**PROBLEM**
Exactly reproduce the lines of the listing below from the one containing "Emit a Python" through the one containing "fig = go.Figure()". Skip the images.
* START EXTRACTED INFORMATION *
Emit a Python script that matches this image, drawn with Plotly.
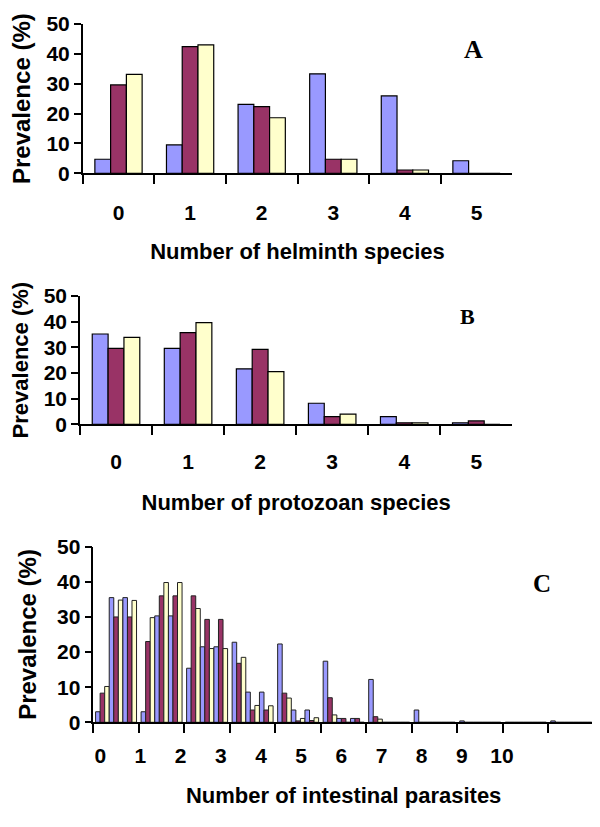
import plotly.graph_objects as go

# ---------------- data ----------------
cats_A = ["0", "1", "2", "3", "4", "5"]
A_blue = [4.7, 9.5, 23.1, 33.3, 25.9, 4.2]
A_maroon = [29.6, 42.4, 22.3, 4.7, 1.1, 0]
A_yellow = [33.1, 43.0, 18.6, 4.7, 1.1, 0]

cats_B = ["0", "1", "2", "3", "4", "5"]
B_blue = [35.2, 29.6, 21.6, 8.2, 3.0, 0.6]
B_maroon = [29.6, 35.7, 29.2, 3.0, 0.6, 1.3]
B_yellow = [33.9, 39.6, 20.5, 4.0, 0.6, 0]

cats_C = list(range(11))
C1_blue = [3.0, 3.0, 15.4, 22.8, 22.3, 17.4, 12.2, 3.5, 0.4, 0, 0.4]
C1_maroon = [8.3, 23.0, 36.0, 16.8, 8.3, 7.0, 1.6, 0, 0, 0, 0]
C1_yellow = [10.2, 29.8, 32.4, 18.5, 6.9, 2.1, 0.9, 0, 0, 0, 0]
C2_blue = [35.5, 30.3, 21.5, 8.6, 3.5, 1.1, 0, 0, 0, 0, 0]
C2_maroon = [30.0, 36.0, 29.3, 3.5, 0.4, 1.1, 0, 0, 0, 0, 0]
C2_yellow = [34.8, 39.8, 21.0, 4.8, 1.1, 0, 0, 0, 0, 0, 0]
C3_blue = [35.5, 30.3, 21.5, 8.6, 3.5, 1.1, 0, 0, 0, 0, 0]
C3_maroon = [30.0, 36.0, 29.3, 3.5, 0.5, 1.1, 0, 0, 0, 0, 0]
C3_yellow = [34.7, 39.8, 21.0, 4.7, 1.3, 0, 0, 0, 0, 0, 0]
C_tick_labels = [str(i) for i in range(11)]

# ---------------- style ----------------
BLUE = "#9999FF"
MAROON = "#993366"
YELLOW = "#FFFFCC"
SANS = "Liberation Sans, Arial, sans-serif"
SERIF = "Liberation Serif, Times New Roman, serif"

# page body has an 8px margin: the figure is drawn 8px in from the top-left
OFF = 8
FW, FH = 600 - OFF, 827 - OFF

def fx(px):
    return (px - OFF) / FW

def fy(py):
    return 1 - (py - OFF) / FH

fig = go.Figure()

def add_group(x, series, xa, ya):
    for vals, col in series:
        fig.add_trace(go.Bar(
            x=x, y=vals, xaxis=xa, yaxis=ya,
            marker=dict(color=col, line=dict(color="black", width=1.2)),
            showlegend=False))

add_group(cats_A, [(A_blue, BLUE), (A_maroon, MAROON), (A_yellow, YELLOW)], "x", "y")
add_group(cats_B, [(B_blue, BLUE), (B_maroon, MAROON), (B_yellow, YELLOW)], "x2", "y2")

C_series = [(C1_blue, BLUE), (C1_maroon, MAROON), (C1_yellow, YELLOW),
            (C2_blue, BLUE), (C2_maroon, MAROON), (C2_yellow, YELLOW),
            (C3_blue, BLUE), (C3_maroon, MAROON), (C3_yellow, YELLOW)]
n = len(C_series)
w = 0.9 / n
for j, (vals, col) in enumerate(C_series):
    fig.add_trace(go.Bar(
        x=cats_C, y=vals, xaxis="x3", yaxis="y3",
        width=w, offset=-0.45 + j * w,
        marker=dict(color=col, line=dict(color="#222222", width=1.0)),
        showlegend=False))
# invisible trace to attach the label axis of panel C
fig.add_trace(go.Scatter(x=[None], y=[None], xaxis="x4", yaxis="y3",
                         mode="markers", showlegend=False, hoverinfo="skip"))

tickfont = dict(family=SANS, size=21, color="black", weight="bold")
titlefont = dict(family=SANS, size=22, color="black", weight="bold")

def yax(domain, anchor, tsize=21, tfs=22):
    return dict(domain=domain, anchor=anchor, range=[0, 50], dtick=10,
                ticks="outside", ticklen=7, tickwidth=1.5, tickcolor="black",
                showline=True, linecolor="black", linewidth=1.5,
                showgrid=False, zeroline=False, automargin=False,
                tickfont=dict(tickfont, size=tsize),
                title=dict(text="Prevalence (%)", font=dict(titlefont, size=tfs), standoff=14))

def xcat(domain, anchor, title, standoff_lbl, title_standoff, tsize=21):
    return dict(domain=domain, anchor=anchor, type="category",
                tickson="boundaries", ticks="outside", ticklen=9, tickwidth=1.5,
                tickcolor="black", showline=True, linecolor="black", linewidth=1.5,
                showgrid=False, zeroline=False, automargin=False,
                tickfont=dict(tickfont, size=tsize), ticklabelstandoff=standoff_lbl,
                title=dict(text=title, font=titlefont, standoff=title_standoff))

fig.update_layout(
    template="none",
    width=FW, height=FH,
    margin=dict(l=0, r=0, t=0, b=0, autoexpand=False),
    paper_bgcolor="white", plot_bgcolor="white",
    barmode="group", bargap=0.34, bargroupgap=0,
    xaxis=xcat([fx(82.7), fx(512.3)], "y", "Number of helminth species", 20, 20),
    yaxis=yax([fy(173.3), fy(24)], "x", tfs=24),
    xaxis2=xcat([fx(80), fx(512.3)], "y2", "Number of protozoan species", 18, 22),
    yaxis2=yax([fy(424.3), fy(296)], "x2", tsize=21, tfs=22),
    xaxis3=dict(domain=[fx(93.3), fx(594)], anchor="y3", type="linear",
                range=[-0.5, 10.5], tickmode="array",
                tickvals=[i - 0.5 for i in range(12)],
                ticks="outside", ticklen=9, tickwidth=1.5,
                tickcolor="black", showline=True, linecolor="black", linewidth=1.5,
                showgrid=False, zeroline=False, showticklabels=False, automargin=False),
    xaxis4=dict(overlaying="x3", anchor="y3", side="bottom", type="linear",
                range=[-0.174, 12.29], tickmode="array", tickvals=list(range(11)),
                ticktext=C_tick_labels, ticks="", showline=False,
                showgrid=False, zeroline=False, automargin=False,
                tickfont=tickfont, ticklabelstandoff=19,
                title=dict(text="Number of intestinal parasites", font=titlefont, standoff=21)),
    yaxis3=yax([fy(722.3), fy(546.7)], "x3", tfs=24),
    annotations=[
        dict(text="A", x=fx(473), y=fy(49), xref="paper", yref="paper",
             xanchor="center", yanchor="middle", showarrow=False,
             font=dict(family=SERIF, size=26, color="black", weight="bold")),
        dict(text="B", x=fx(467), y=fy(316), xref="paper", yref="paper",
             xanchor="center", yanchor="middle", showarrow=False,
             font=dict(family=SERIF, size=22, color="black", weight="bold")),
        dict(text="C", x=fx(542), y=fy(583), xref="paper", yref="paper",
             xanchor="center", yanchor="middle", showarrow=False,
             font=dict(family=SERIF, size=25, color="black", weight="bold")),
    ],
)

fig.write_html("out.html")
* END EXTRACTED INFORMATION *
* START EXTRACTED INFORMATION *
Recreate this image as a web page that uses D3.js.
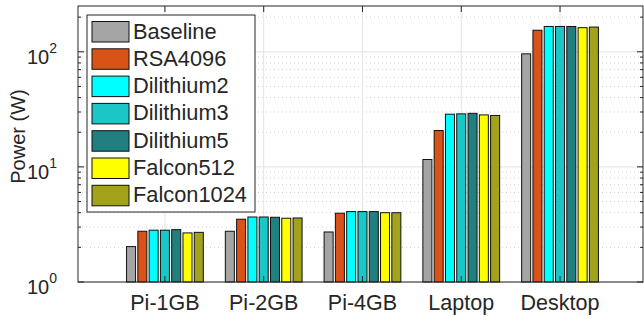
* END EXTRACTED INFORMATION *
**ANSWER TO THE TASK**
Emit a Python script that matches this image, drawn with Plotly.
import plotly.graph_objects as go

# ---------------- data ----------------
cats_A = ["0", "1", "2", "3", "4", "5"]
A_blue = [4.7, 9.5, 23.1, 33.3, 25.9, 4.2]
A_maroon = [29.6, 42.4, 22.3, 4.7, 1.1, 0]
A_yellow = [33.1, 43.0, 18.6, 4.7, 1.1, 0]

cats_B = ["0", "1", "2", "3", "4", "5"]
B_blue = [35.2, 29.6, 21.6, 8.2, 3.0, 0.6]
B_maroon = [29.6, 35.7, 29.2, 3.0, 0.6, 1.3]
B_yellow = [33.9, 39.6, 20.5, 4.0, 0.6, 0]

cats_C = list(range(11))
C1_blue = [3.0, 3.0, 15.4, 22.8, 22.3, 17.4, 12.2, 3.5, 0.4, 0, 0.4]
C1_maroon = [8.3, 23.0, 36.0, 16.8, 8.3, 7.0, 1.6, 0, 0, 0, 0]
C1_yellow = [10.2, 29.8, 32.4, 18.5, 6.9, 2.1, 0.9, 0, 0, 0, 0]
C2_blue = [35.5, 30.3, 21.5, 8.6, 3.5, 1.1, 0, 0, 0, 0, 0]
C2_maroon = [30.0, 36.0, 29.3, 3.5, 0.4, 1.1, 0, 0, 0, 0, 0]
C2_yellow = [34.8, 39.8, 21.0, 4.8, 1.1, 0, 0, 0, 0, 0, 0]
C3_blue = [35.5, 30.3, 21.5, 8.6, 3.5, 1.1, 0, 0, 0, 0, 0]
C3_maroon = [30.0, 36.0, 29.3, 3.5, 0.5, 1.1, 0, 0, 0, 0, 0]
C3_yellow = [34.7, 39.8, 21.0, 4.7, 1.3, 0, 0, 0, 0, 0, 0]
C_tick_labels = [str(i) for i in range(11)]

# ---------------- style ----------------
BLUE = "#9999FF"
MAROON = "#993366"
YELLOW = "#FFFFCC"
SANS = "Liberation Sans, Arial, sans-serif"
SERIF = "Liberation Serif, Times New Roman, serif"

# page body has an 8px margin: the figure is drawn 8px in from the top-left
OFF = 8
FW, FH = 600 - OFF, 827 - OFF

def fx(px):
    return (px - OFF) / FW

def fy(py):
    return 1 - (py - OFF) / FH

fig = go.Figure()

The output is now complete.